‘Morris On’ on May Day
May 01, 2024
Andrew Curry writes: It’s May Day, so it’s a good day to pull Morris On off the shelves and put it on the turntable. The record dates from 1972, after Ashley Hutchings had left Steeleye Span, just before he started the Albion Band, and he got Richard Thompson, Dave Mattacks, John Kirkpatrick and Barry Dransfield to help him out.
(Photo by Keith Morris (no relation) via Wikipedia)
Shirley Collins, then married to Hutchings, adds vocals on a couple of tracks, under her married name, and the Chingford Morris is heard slapping their sticks on a couple of tracks. The result is a bit of a cult record these days, I think.
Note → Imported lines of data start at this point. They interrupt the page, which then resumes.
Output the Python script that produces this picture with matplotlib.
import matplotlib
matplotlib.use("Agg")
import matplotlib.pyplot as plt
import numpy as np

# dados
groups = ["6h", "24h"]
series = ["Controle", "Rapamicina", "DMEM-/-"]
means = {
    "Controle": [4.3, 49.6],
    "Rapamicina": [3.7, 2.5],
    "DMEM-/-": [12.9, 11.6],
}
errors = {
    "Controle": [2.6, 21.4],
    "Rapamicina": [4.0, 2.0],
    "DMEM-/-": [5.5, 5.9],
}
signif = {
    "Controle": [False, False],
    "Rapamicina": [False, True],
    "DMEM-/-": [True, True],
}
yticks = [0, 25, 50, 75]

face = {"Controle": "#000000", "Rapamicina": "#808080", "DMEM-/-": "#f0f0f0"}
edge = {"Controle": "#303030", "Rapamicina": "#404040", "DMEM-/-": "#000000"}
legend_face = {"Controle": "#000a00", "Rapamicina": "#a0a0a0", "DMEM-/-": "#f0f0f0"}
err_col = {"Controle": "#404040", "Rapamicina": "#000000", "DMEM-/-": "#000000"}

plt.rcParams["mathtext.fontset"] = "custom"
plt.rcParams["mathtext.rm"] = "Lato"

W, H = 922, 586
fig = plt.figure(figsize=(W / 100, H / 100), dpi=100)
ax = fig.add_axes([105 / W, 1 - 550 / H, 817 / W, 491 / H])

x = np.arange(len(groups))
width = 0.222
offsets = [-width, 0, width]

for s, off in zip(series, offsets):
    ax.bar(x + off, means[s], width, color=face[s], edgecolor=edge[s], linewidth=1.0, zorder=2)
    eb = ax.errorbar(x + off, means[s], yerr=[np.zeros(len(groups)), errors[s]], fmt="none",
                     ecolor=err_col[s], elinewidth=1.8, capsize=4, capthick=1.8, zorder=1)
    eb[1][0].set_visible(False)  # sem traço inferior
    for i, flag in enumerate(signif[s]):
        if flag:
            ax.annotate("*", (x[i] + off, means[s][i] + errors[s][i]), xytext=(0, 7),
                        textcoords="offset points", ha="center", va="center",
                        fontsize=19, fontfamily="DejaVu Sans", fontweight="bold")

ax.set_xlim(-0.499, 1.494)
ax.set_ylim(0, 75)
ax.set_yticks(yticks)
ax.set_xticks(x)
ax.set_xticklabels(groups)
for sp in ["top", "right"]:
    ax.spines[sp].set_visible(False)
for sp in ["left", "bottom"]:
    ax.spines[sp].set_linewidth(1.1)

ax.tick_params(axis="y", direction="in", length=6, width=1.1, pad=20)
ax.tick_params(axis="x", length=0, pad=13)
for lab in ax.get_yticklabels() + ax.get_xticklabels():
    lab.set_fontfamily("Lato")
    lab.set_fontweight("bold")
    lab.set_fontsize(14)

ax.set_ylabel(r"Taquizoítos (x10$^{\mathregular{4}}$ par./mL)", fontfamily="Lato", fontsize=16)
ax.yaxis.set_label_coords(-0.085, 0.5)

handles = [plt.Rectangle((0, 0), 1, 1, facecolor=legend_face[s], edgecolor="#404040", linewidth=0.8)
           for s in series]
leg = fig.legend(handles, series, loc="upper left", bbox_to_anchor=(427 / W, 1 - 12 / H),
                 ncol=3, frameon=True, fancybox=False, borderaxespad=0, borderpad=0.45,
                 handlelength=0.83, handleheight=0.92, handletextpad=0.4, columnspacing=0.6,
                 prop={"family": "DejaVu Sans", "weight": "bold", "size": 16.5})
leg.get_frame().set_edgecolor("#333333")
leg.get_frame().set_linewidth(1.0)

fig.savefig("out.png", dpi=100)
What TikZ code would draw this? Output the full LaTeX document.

And of course, May Day is deeply associated with the Morris, certainly if the historian Peter Linebaugh is to be believed, and wasn’t one of those “traditions” invented in the 19th century:
Everywhere people "went a-Maying" by going into the woods and bringing back leaf, bough, and blossom to decorate their persons, homes, and loved ones with green garlands... Maypoles were erected. Dances were danced. Music was played. Drinks were drunk, and love was made. Winter was over, spring had sprung.
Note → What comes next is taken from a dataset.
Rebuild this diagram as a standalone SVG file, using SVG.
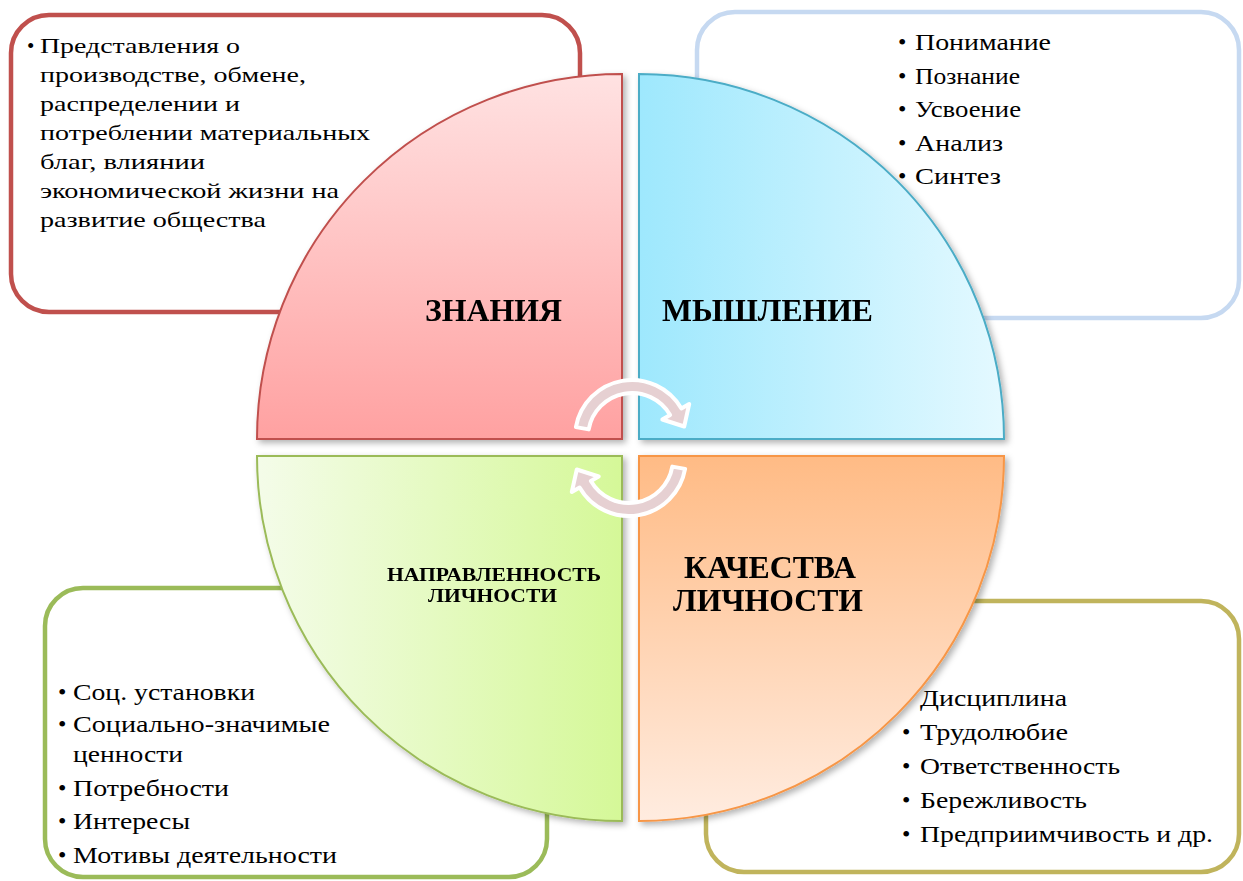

When I first heard Morris On, it changed my ideas about the Morris. I’d thought the music anaemic, but these are muscular arrangements; I’d thought the words fey, but some of these are full of smut and innuendo. The Nutting Song is not about gathering nuts. The Scots’ song Cuckoo’s Nest is not about collecting eggs.
Knowing more now about the history of all of this than I did then, I realise that I had heard the versions of Morris songs collected by the English Folk Dance and Song Society, then bowdlerised by Cecil Sharp before being popularised.
So, if nothing else, huge credit is due to Ashley Hutchings for excavating the then unfashionable music from under the long and dead hand of the early EFDSS.
Because, going back to Peter Linebaugh, the Morris and the dances are associated with what he calls “Green May Day”, the May Day of abundance, of the fields and forests, of the commons, of fertility, that used to overturn the order of things, at least for a day. All of which would have made the socially conservative Cecil Sharp deeply uncomfortable. Staines Morris, on the record, is specifically about the May Day holiday:
Morris On is a real celebration of the music. The musicians are clearly having a good time as well. You can hear it in the playing and in the false start on Princess Royal that has been carefully left on the record by John Wood, the engineer and producer, who has featured on Salut! Live before. The record is, deliberately, a bit rough around the edges—it’s artfully artless.
And it turned out to be a successful format—there is a whole set of sequels, from Son of Morris On, through to Great Grandson of Morris On, as well as Morris on the Road.